Other Ways to Prevent Drunk Driving

Let’s be clear that stealing someone’s keys should be a last resort. Recognizing that many citizens may want to play their part in preventing drunk driving, the National Highway and Traffic Safety Administration (NHTSA) in 2009 issued some tips on how to do so. Summed up, here they are:

  • First and foremost, try public transportation. There are buses, subways, trains, driving services like Uber or Lyft, and there are taxicabs. As a matter of fact, you can call 1-800-TAXICAB to be hooked up with a nearby taxi service. Plus, many restaurants and bars participate in programs to get people home safely.
  • To prevent someone else from drunk driving, be calm first. “Suggest to them that they’ve had too much to drink and it would be better if someone else drove or if they took a cab,” says the NHTSA website, linked above.

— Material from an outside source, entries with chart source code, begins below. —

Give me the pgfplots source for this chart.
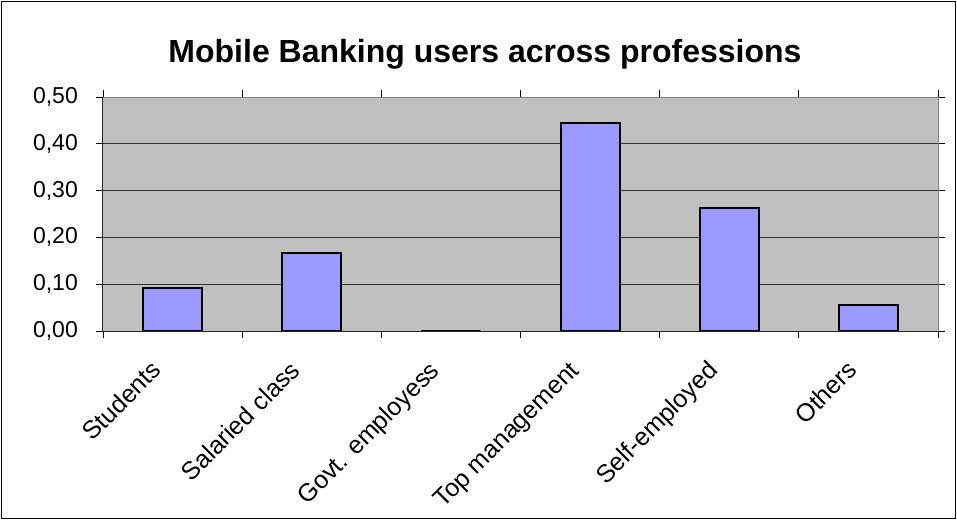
\documentclass[border=0pt]{standalone}
\usepackage{fontspec}
\setmainfont{Liberation Sans}
\usepackage{pgfplots}
\pgfplotsset{compat=1.18}

\definecolor{plotbg}{HTML}{C0C0C0}
\definecolor{barfill}{HTML}{9999FF}
\definecolor{frame}{HTML}{808080}

\begin{document}
\begin{tikzpicture}
  \useasboundingbox (-103bp,-189bp) rectangle (854bp,331bp);
  \draw[black, line width=1bp] (-101.5bp,-187.5bp) rectangle (852.5bp,329.5bp);

  \begin{axis}[
      at={(0,0)}, anchor=south west,
      scale only axis,
      width=835bp, height=234bp,
      xmin=-0.5, xmax=5.5,
      ymin=0, ymax=0.5,
      ytick={0,0.1,0.2,0.3,0.4,0.5},
      % ticks sit on the category borders, labels are moved to the centres
      xtick={-0.5,0.5,1.5,2.5,3.5,4.5},
      xticklabels={Students, Salaried class, Govt. employess, Top management, Self-employed, Others},
      extra x ticks={5.5},
      extra x tick labels={},
      extra x tick style={grid=none},
      major tick length=7bp,
      tick align=outside,
      tick style={black, line width=0.8bp},
      axis line style={frame, line width=1bp},
      axis background/.style={fill=plotbg},
      ymajorgrids=true,
      grid style={black!80, line width=1bp},
      /pgf/number format/.cd, fixed, fixed zerofill, precision=2, use comma, assume math mode=true,
      /pgfplots/.cd,
      yticklabel style={font=\fontsize{23bp}{26bp}\selectfont, anchor=east, inner sep=0pt, xshift=-18bp},
      xticklabel style={font=\fontsize{25bp}{28bp}\selectfont, xshift=59.6bp, yshift=-34bp, rotate=45, anchor=base east, inner sep=0pt},
      ybar, bar width=59bp,
      clip=false,
  ]
  \addplot[draw=black, line width=2bp, fill=barfill]
    coordinates {
      (0,0.092)
      (1,0.167)
      (2,0.0)
      (3,0.445)
      (4,0.262)
      (5,0.056)
    };
  \draw[black!85, line width=1bp] (rel axis cs:0,1) -- (rel axis cs:0,0) -- (rel axis cs:1,0);
  \end{axis}

  \node[font=\bfseries\fontsize{32bp}{36bp}\selectfont, anchor=base] at (382bp,268bp)
    {Mobile Banking users across professions};
\end{tikzpicture}
\end{document}
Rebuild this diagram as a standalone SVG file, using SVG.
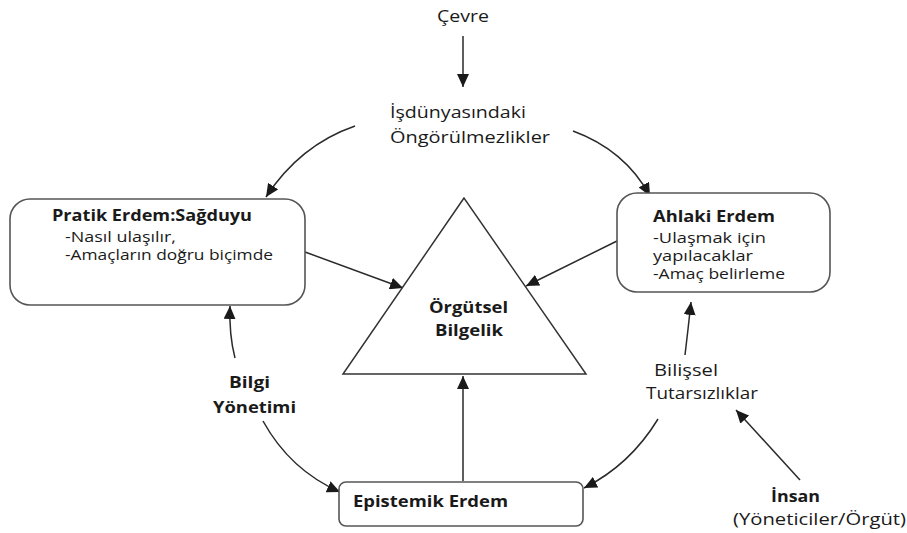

This works best if you have a relationship with the potential driver.
  • Try being funny about it. Joke around a little. Maybe say something like, “You couldn’t drive a golf ball right now!” This approach also works better with certain comfort levels.
  • If attempting to dissuade a stranger from driving drunk, speak to his or her friends. People, drunk or not, tend to listen more to those they know personally.
  • If you happen to have arrived with them, for example if it’s your significant other or a close friend, you can say you’re not going with them. Oftentimes people want to stay in their group, and threatening to break it up and leave them alone could persuade them to not drive.
  • Do not be confrontational.
  • If all else fails, call the police or notify an appropriate authority. “The police can be much more persuasive and they would rather prevent a drunk from getting behind the wheel than to respond to the scene of an alcohol related crash,” says the NHTSA.

The last tip offered by the administration brings us full circle. They recommend stealing the person’s keys. There you have it, folks. If the NHTSA is telling us to steal keys when applicable, then obviously there can be no legal ramification. Just remember to adhere to the five requirements for acting out of legal necessity. We will leave you with the wording from the NHTSA regarding stealing a would-be drunk driver’s keys:

“Locate their keys while they are preoccupied and take them away. Most likely, they will think they’ve lost them and will be forced to find another mode of transportation.”